Ada pula argumentasi begini; “jumlah mereka yang turun melakukan aksi pada tanggal 20 oktober, sangat kecil. Tidak sampai 50 ribu orang seluruh Indonesia, atau hanya nol koma sekian persen dari pendukung SBY melalui kotak suara.”
Meskipun para aktivis sangat fasih untuk membantah hal itu, namun tidak sedikit atau bahkan mayoritas rakyat dapat termakan oleh logika-logika menyesatkan tersebut.

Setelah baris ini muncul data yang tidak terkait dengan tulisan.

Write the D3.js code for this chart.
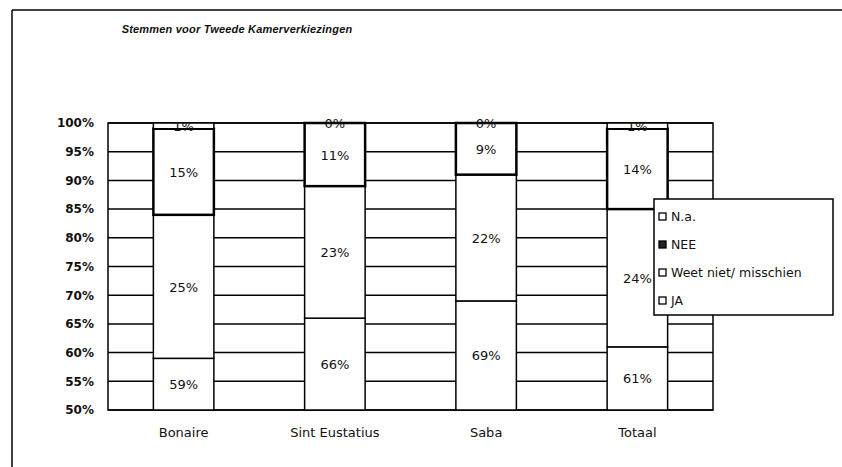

Logika Mayoritas Atas Minoritas
Kita sedang berhadapan dengan satu tawaran dalam demokrasi, yaitu demokrasi liberal, yang dianggap paling sah dan objektif di seluruh dunia. Demokrasi dimanapun, mengutip Andrés Pérez Baltodano, akan selalu berhadapan dua hal; pertama, sebuah proses politik formal yang didesain dan dikendalikan oleh grup atau kelompok elit berkuasa. Kedua, sebuah konsensus sosial diantara rakyat, negara, dan pasar melalui proses-proses yang terus berkembang.
Salah satu cara untuk membangun konsensus sosial adalah penerapan logika “mayoritas besar”—atau, minoritas harus tunduk kepada mayoritas. Sebagaimana dikatakan oleh Xabier Gorostiaga, bahwa Semua perbedaan kepentingan dan benturan sosial di masyarakat dikanalkan melalui kerangka logika “mayoritas besar” ini.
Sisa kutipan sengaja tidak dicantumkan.